Functional analysis of the text

In light of this textual understanding of code, when we review code, we should focus on the functional success of the code. But I do not mean “functional” to refer only to the technical aspects, but I very much include here that social and communicative function. We should read code to understand what it is communicating, what it is accomplishing, and whether or not it communicates what it accomplishes in a way that is expressive and meaningful to the reader. Rather than the arbitrary standards of pattern, form, or convention, our duty is to evaluate the code based on how effectively and efficiently it accomplishes its intended purpose. Our knowledge of a codebase or a community’s conventions, idioms, and styles are important tools in understanding the success of the code in accomplishing those goals, but those conventions are simply a means to the ends of this functional analysis.

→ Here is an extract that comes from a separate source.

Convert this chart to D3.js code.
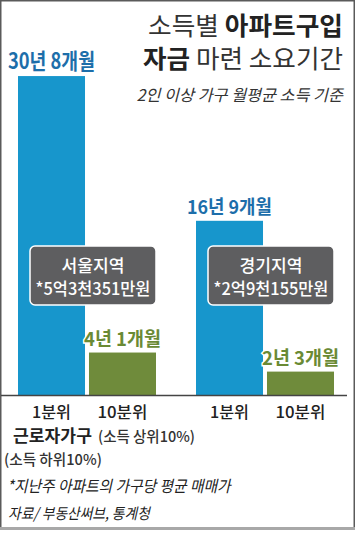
<!DOCTYPE html>
<html>
<head>
<meta charset="utf-8">
<script src="https://cdn.jsdelivr.net/npm/d3@7"></script>
<style>
  body { margin: 0; background: #fff; }
  text { font-family: "Noto Sans CJK KR", "Noto Sans", sans-serif; }
</style>
</head>
<body>
<script>
// data (years to save up for an apartment)
var regions = ["서울지역", "경기지역"];
var prices = ["*5억3천351만원", "*2억9천155만원"];
var quintiles = ["1분위", "10분위"];
var seoulYears = [30 + 8 / 12, 4 + 1 / 12];
var gyeonggiYears = [16 + 9 / 12, 2 + 3 / 12];
var barColors = ["#1796cc", "#6f8b3b"];
var labelColors = ["#1d6eaa", "#6a8a34"];

var W = 356, H = 533;
var svg = d3.select("body").append("svg")
    .attr("width", W)
    .attr("height", H);

// squeeze a text horizontally to a target width (the original font is condensed)
function fit(sel, target, ax) {
  var w = sel.node().getBBox().width;
  var sx = target / w;
  sel.attr("transform", "translate(" + ax + ",0) scale(" + sx + ",1) translate(" + (-ax) + ",0)");
  return sel;
}

function fmt(v) {
  var y = Math.floor(v + 1e-6);
  var m = Math.round((v - y) * 12);
  return y + "년 " + m + "개월";
}

var rows = [];
regions.forEach(function(r, gi) {
  var vals = gi == 0 ? seoulYears : gyeonggiYears;
  quintiles.forEach(function(q, qi) {
    rows.push({region: r, q: q, qi: qi, value: vals[qi]});
  });
});

// scales
var x0 = d3.scaleBand().domain(regions).range([18, 334]).paddingInner(0.2247).paddingOuter(0);
var x1 = d3.scaleBand().domain(quintiles).range([0, x0.bandwidth()]).paddingInner(0.056).paddingOuter(0);
var y = d3.scaleLinear().domain([0, 30]).range([395, 395 - 30 * 10.4]);

// frame
svg.append("rect")
    .attr("x", 0.75).attr("y", 0.75)
    .attr("width", W - 2.5).attr("height", H - 6)
    .attr("fill", "none").attr("stroke", "#5a5a5a").attr("stroke-width", 1.5);
svg.append("rect")
    .attr("x", 0).attr("y", H - 6)
    .attr("width", W - 1).attr("height", 3)
    .attr("fill", "#a8a8a8");

// title
var t1 = svg.append("text").attr("x", 343).attr("y", 35)
    .attr("text-anchor", "end").attr("font-size", 25).attr("fill", "#222");
t1.append("tspan").attr("font-weight", 400).attr("fill", "#333").text("소득별 ");
t1.append("tspan").attr("font-weight", 700).text("아파트구입");
fit(t1, 195, 343);

var t2 = svg.append("text").attr("x", 343).attr("y", 68)
    .attr("text-anchor", "end").attr("font-size", 25).attr("fill", "#222");
t2.append("tspan").attr("font-weight", 700).text("자금 ");
t2.append("tspan").attr("font-weight", 400).attr("fill", "#333").text("마련 소요기간");
fit(t2, 200, 343);

var st = svg.append("text").attr("x", 343).attr("y", 101)
    .attr("text-anchor", "end").attr("font-size", 16).attr("font-style", "italic")
    .attr("fill", "#333").text("2인 이상 가구 월평균 소득 기준");
fit(st, 208, 343);

// bars
svg.selectAll("rect.bar")
    .data(rows)
    .enter().append("rect")
    .attr("class", "bar")
    .attr("x", function(d) { return x0(d.region) + x1(d.q); })
    .attr("width", x1.bandwidth())
    .attr("y", function(d) { return y(d.value); })
    .attr("height", function(d) { return y(0) - y(d.value); })
    .attr("fill", function(d) { return barColors[d.qi]; });

// baseline
svg.append("line")
    .attr("x1", 1).attr("x2", 347)
    .attr("y1", y(0) + 0.5).attr("y2", y(0) + 0.5)
    .attr("stroke", "#444").attr("stroke-width", 1.5);

// value labels
svg.selectAll("text.val")
    .data(rows)
    .enter().append("text")
    .attr("class", "val")
    .attr("x", function(d) { return x0(d.region) + x1(d.q) + x1.bandwidth() / 2; })
    .attr("y", function(d) { return y(d.value) - 7; })
    .attr("text-anchor", "middle")
    .attr("font-size", function(d) { return d.value > 25 ? 22 : 19; })
    .attr("font-weight", 700)
    .attr("fill", function(d) { return labelColors[d.qi]; })
    .attr("stroke", "#fff").attr("stroke-width", 3).attr("paint-order", "stroke")
    .text(function(d) { return fmt(d.value); })
    .each(function(d) {
      var s = d3.select(this);
      fit(s, d.value > 25 ? 87 : (d.value > 10 ? 85 : 77), +s.attr("x"));
    });

// region boxes
var box = svg.selectAll("g.box")
    .data(regions)
    .enter().append("g")
    .attr("class", "box")
    .attr("transform", function(d) { return "translate(" + (x0(d) + 12) + ",246)"; });
box.append("rect")
    .attr("width", 126).attr("height", 59)
    .attr("rx", 5)
    .attr("fill", "#5e5e60")
    .attr("stroke", "#fff").attr("stroke-width", 1.5);
box.append("text")
    .attr("x", 63).attr("y", 26)
    .attr("text-anchor", "middle").attr("font-size", 17).attr("font-weight", 500).attr("fill", "#fff")
    .text(function(d) { return d; })
    .each(function() { fit(d3.select(this), 63, 63); });
box.append("text")
    .attr("x", 63).attr("y", 49)
    .attr("text-anchor", "middle").attr("font-size", 17).attr("font-weight", 500).attr("fill", "#fff")
    .text(function(d, i) { return prices[i]; })
    .each(function() { fit(d3.select(this), 115, 63); });

// category labels under bars
svg.selectAll("text.cat")
    .data(rows)
    .enter().append("text")
    .attr("class", "cat")
    .attr("x", function(d) { return x0(d.region) + x1(d.q) + x1.bandwidth() / 2; })
    .attr("y", 418)
    .attr("text-anchor", "middle").attr("font-size", 16).attr("font-weight", 500).attr("fill", "#222")
    .text(function(d) { return d.q; })
    .each(function(d) {
      var s = d3.select(this);
      fit(s, d.qi == 0 ? 39 : 50, +s.attr("x"));
    });

var g1 = svg.append("text").attr("x", 13).attr("y", 442.5)
    .attr("font-size", 17).attr("font-weight", 700).attr("fill", "#222").text("근로자가구");
fit(g1, 79, 13);
var g2 = svg.append("text").attr("x", 98).attr("y", 442.5)
    .attr("font-size", 15).attr("font-weight", 500).attr("fill", "#333").text("(소득 상위10%)");
fit(g2, 97, 98);
var g3 = svg.append("text").attr("x", 4).attr("y", 465)
    .attr("font-size", 15).attr("font-weight", 500).attr("fill", "#333").text("(소득 하위10%)");
fit(g3, 98, 4);

// notes
var n1 = svg.append("text").attr("x", 7).attr("y", 492)
    .attr("font-size", 16).attr("font-style", "italic").attr("fill", "#222")
    .text("*지난주 아파트의 가구당 평균 매매가");
fit(n1, 226, 7);
var n2 = svg.append("text").attr("x", 8).attr("y", 519)
    .attr("font-size", 15).attr("font-style", "italic").attr("fill", "#222")
    .text("자료/ 부동산써브, 통계청");
fit(n2, 144, 8);
</script>
</body>
</html>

By placing ourselves in this functional, authorless analytical mode, we have an opportunity to approach code from a place that is simultaneously critical and humble, without contradiction or tension between these two apparent poles. Humility is about recognizing that there are many ways to skin a cat in programming, and that different people have different ways of working. It’s important to not be dogmatic about your own style and to be open to the idea that other people might have valid reasons for doing things differently. But criticality is also important to ensure that the code meets the necessary standards of quality, performance, and maintainability. This critical evaluation should focus on the code’s functionality, its adherence to best practices, and its overall effectiveness in achieving its goals.